The Pit of Despair is a term that comes from a very cruel animal experiment that was designed to make a model of clinical depression.
In the jargon of World Wide Web start-ups it refers to the period just after a successful launch.
When you launch, for a very brief moment, sometimes only a few hours, if you’re lucky a few days or even weeks you are ‘newsworthy’. This will create a brief but quite impressive spike of traffic to your website that will temporarily lift you up to heights of euphoria rarely experienced.
That’s really just to soften you up though, because right after that you will be thrown in to the Pit of Despair.
The reason why is simple, your ‘newsworthiness’ is brief, and after the media coverage goes away again the only way you could possible go is down, you can’t sustain your traffic of that first brief moment unless your application goes viral by itself or you were exceptionally good in holding on to your visitors (stickyness).
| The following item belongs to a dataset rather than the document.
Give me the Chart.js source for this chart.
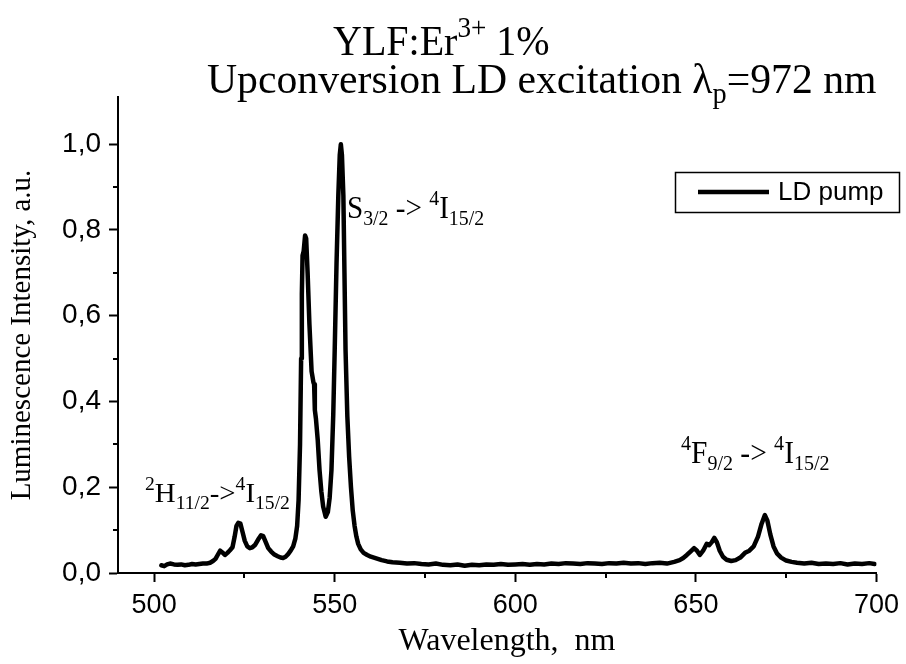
<!DOCTYPE html>
<html>
<head>
<meta charset="utf-8">
<title>YLF:Er 1% upconversion</title>
<script src="https://cdn.jsdelivr.net/npm/chart.js@4"></script>
<style>
  html, body { margin: 0; padding: 0; background: #fff; }
  #wrap { width: 906px; height: 664px; }
</style>
</head>
<body>
<div id="wrap"><canvas id="spectrum" width="906" height="664"></canvas></div>
<script>
// spectrum (nm, normalised intensity)
var wavelength = [
  502.0, 502.8, 503.6, 504.4, 505.5, 506.5, 507.5, 508.5, 509.5, 510.5,
  511.5, 512.5, 513.5, 514.5, 515.5, 516.3, 517.0, 517.6, 518.3, 518.9,
  519.6, 520.3, 521.0, 521.7, 522.3, 522.8, 523.3, 523.9, 524.5, 525.1,
  525.8, 526.5, 527.2, 528.0, 528.8, 529.6, 530.2, 530.9, 531.6, 532.4,
  533.3, 534.2, 535.0, 535.7, 536.4, 537.1, 537.8, 538.5, 539.1, 539.6,
  540.0, 540.4, 540.7, 540.9, 541.1, 541.4, 541.8, 542.1, 542.5, 543.0,
  543.6, 544.1, 544.3, 544.5, 544.8, 545.3, 545.8, 546.3, 546.8, 547.5,
  548.1, 548.6, 549.1, 549.6, 550.0, 550.5, 551.0, 551.4, 551.7, 552.0,
  552.4, 552.7, 553.0, 553.5, 554.0, 554.5, 555.0, 555.5, 556.0, 556.5,
  557.2, 558.0, 559.0, 560.0, 561.5, 563.0, 564.5, 566.0, 568, 570,
  572, 574, 576, 578, 580, 582, 584, 586, 588, 590,
  592, 594, 596, 598, 600, 602, 604, 606, 608, 610,
  612, 614, 616, 618, 620, 622, 624, 626, 628, 630,
  632, 634, 636, 638, 640, 642, 644, 645.5, 646.5, 647.5,
  648.5, 649.5, 650.3, 651.1, 652.0, 653.0, 653.7, 654.4, 655.1, 655.8,
  656.6, 657.5, 658.5, 659.8, 661.0, 662.3, 663.6, 664.8, 666.0, 667.2,
  668.2, 669.1, 669.8, 670.6, 671.5, 672.5, 673.6, 675.0, 676.5, 678,
  680, 682, 684, 686, 688, 690, 692, 694, 696, 698,
  699.5
];
var intensity = [
  0.018, 0.016, 0.020, 0.022, 0.020, 0.019, 0.020, 0.018, 0.019, 0.021,
  0.020, 0.021, 0.022, 0.022, 0.024, 0.028, 0.033, 0.042, 0.052, 0.048,
  0.042, 0.047, 0.053, 0.060, 0.085, 0.110, 0.117, 0.115, 0.095, 0.075,
  0.062, 0.058, 0.060, 0.066, 0.078, 0.088, 0.086, 0.072, 0.058, 0.050,
  0.043, 0.039, 0.036, 0.035, 0.038, 0.044, 0.052, 0.062, 0.080, 0.110,
  0.170, 0.300, 0.500, 0.650, 0.740, 0.750, 0.787, 0.780, 0.700, 0.580,
  0.470, 0.445, 0.440, 0.380, 0.360, 0.310, 0.240, 0.190, 0.155, 0.131,
  0.142, 0.175, 0.240, 0.370, 0.520, 0.720, 0.880, 0.975, 1.000, 0.975,
  0.880, 0.700, 0.520, 0.365, 0.270, 0.200, 0.145, 0.110, 0.085, 0.068,
  0.055, 0.047, 0.042, 0.038, 0.034, 0.030, 0.027, 0.025, 0.024, 0.022,
  0.023, 0.021, 0.020, 0.022, 0.019, 0.018, 0.020, 0.017, 0.019, 0.018,
  0.020, 0.019, 0.021, 0.019, 0.020, 0.021, 0.019, 0.021, 0.020, 0.022,
  0.021, 0.023, 0.022, 0.021, 0.023, 0.022, 0.021, 0.023, 0.022, 0.024,
  0.022, 0.023, 0.021, 0.023, 0.024, 0.022, 0.026, 0.030, 0.035, 0.042,
  0.050, 0.058, 0.052, 0.042, 0.052, 0.068, 0.065, 0.072, 0.082, 0.072,
  0.052, 0.038, 0.031, 0.028, 0.030, 0.036, 0.047, 0.052, 0.062, 0.085,
  0.115, 0.135, 0.122, 0.090, 0.062, 0.045, 0.036, 0.029, 0.026, 0.024,
  0.022, 0.024, 0.021, 0.022, 0.021, 0.023, 0.020, 0.022, 0.021, 0.023,
  0.021
];

var xMajorTicks = [500, 550, 600, 650, 700];
var xMinorTicks = [525, 575, 625, 675];
var yMajorTicks = [0, 0.2, 0.4, 0.6, 0.8, 1.0];
var yMinorTicks = [0.1, 0.3, 0.5, 0.7, 0.9];

var seriesName = "LD pump";
var xTitle = "Wavelength,  nm";
var yTitle = "Luminescence Intensity, a.u.";

// rich text pieces: [text, "n" | "sup" | "sub"]
var titleLine1 = [["YLF:Er", "n"], ["3+", "sup"], [" 1%", "n"]];
var titleLine2 = [["Upconversion LD excitation \u03bb", "n"], ["p", "sub"], ["=972 nm", "n"]];
var labelH = [["2", "sup"], ["H", "n"], ["11/2", "sub"], ["->", "n"], ["4", "sup"], ["I", "n"], ["15/2", "sub"]];
var labelS = [["S", "n"], ["3/2", "sub"], [" -> ", "n"], ["4", "sup"], ["I", "n"], ["15/2", "sub"]];
var labelF = [["4", "sup"], ["F", "n"], ["9/2", "sub"], [" -> ", "n"], ["4", "sup"], ["I", "n"], ["15/2", "sub"]];

var points = wavelength.map(function (w, i) {
  return { x: w, y: intensity[i] };
});

var serif = "'Liberation Serif', 'Times New Roman', serif";
var sans = "'Liberation Sans', Arial, sans-serif";

function drawRich(ctx, parts, x, y, size, sx) {
  ctx.save();
  ctx.translate(x, y);
  ctx.scale(sx, 1);
  ctx.fillStyle = "#000";
  ctx.textBaseline = "alphabetic";
  ctx.textAlign = "left";
  var cx = 0;
  parts.forEach(function (p) {
    var fs = size, dy = 0;
    if (p[1] === "sup") { fs = size * 0.68; dy = -size * 0.42; }
    if (p[1] === "sub") { fs = size * 0.68; dy = size * 0.24; }
    ctx.font = fs + "px " + serif;
    ctx.fillText(p[0], cx, dy);
    cx += ctx.measureText(p[0]).width;
  });
  ctx.restore();
}

var extras = {
  id: "extras",
  afterDraw: function (chart) {
    var ctx = chart.ctx;
    var xs = chart.scales.x, ys = chart.scales.y;

    // minor ticks
    ctx.save();
    ctx.strokeStyle = "#000";
    ctx.lineWidth = 2;
    ctx.beginPath();
    xMinorTicks.forEach(function (v) {
      var px = Math.round(xs.getPixelForValue(v));
      ctx.moveTo(px, ys.bottom);
      ctx.lineTo(px, ys.bottom + 5);
    });
    yMinorTicks.forEach(function (v) {
      var py = Math.round(ys.getPixelForValue(v));
      ctx.moveTo(xs.left, py);
      ctx.lineTo(xs.left - 5, py);
    });
    ctx.stroke();
    ctx.restore();

    // titles and transition labels
    drawRich(ctx, titleLine1, 333, 55, 43, 0.93);
    drawRich(ctx, titleLine2, 207, 93, 43, 0.97);
    drawRich(ctx, labelH, 145, 502, 28, 1.03);
    drawRich(ctx, labelS, 347, 218, 31, 0.94);
    drawRich(ctx, labelF, 681, 463, 31, 0.95);

    // x axis title
    ctx.save();
    ctx.fillStyle = "#000";
    ctx.font = "32px " + serif;
    ctx.textAlign = "center";
    ctx.textBaseline = "alphabetic";
    ctx.fillText(xTitle, 507, 650);
    ctx.restore();

    // legend box
    ctx.save();
    ctx.strokeStyle = "#000";
    ctx.lineWidth = 1.5;
    ctx.strokeRect(675.5, 172.5, 224, 40);
    ctx.lineWidth = 4.5;
    ctx.beginPath();
    ctx.moveTo(698, 192);
    ctx.lineTo(769, 192);
    ctx.stroke();
    ctx.fillStyle = "#000";
    ctx.font = "26px " + sans;
    ctx.textBaseline = "middle";
    ctx.fillText(seriesName, 778, 193);
    ctx.restore();
  }
};

new Chart(document.getElementById("spectrum").getContext("2d"), {
  type: "line",
  data: {
    datasets: [
      {
        label: seriesName,
        data: points,
        borderColor: "#000",
        borderWidth: 4.5,
        borderJoinStyle: "round",
        borderCapStyle: "round",
        pointRadius: 0,
        tension: 0,
        fill: false,
      },
    ],
  },
  options: {
    responsive: false,
    animation: false,
    layout: { padding: { top: 97, right: 27, left: 0, bottom: 0 } },
    plugins: {
      legend: { display: false },
      tooltip: { enabled: false },
    },
    scales: {
      x: {
        type: "linear",
        min: 490,
        max: 700,
        afterBuildTicks: function (s) {
          s.ticks = xMajorTicks.map(function (v) { return { value: v }; });
        },
        afterFit: function (s) { s.height = 91; },
        ticks: {
          color: "#000",
          font: { family: sans, size: 27 },
          padding: 7,
          maxRotation: 0,
          autoSkip: false,
        },
        grid: {
          drawOnChartArea: false,
          tickLength: 9,
          tickWidth: 2,
          tickColor: "#000",
        },
        border: { display: true, color: "#000", width: 2 },
      },
      y: {
        type: "linear",
        min: 0,
        max: 1.11,
        afterBuildTicks: function (s) {
          s.ticks = yMajorTicks.map(function (v) { return { value: v }; });
        },
        afterFit: function (s) { s.width = 118; },
        ticks: {
          color: "#000",
          font: { family: sans, size: 28 },
          padding: 8,
          callback: function (v) { return v.toFixed(1).replace(".", ","); },
        },
        grid: {
          drawOnChartArea: false,
          tickLength: 9,
          tickWidth: 2,
          tickColor: "#000",
        },
        border: { display: true, color: "#000", width: 2 },
        title: {
          display: true,
          text: yTitle,
          color: "#000",
          font: { family: serif, size: 29 },
          padding: { top: 5, bottom: 0 },
        },
      },
    },
  },
  plugins: [extras],
});
</script>
</body>
</html>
So a typical launch of a successful website with good media coverage might look something like this:
Which looks truly horrible. After a few days or weeks in the pit of despair you are probably wondering if it will ever end.
Those turnover predictions from the first couple of days have evaporated like so much snow in May, and it looks as though the project, though initially well received is now dead in the water.
That’s deceptive though. Especially because you were initially well received by the press and end users alike you’ve burned through a bunch of visitors in a very short time that would have otherwise found you, but over a longer period of time. It’s as though a whole pile of potential visitors got telescoped in to the first couple of days after launch. Some of them will be back, but not right away, and some of them will pass the message about your website to friends. Some of them will write about your site on their blogs and place links. Search engines haven’t picked up on you yet (though this is actually getting better and better, especially for stuff that has seen good media coverage) and still need to update their indexes.
So even though the situation looks terribly bleak, under water there is a slow but steady movement of a number of forces that will help you in the longer term. It may be a while though, patience really pays off here, do not kill your site in the first couple of weeks after launch because you think it is a dud.
Meanwhile, you are of course improving on your MVP, hopefully you see a couple of sales, perhaps another article will be written and so on. The world did not stop turning and slowly, ever so slowly you will notice the traffic to go up.
And then, after a lot of time has passed, suddenly you realize that you are ‘out of the pit’, your traffic is at the launch level, or even above it. Even though apparently nobody is writing about you, your website seems to have ‘found’ its own traffic, tools like google analytics will help you in seeing where your traffic is coming from and may suggest ways to improve it even further.
So, what happened to the website above? How did it look after another few months had passed?
That doesn’t look half bad now, does it. Even so, there is lots of room for improvement and in time it will be a solid site that will not have to rely on continuous press moments to drive traffic. Nothing beats backlinks and happy users, press will only get you in to the pit, not out of it.
If this looks like it could be your website, don’t despair, hang in there and keep going, what got you to the launch date (working on your product, making users happy) will get you out of the pit.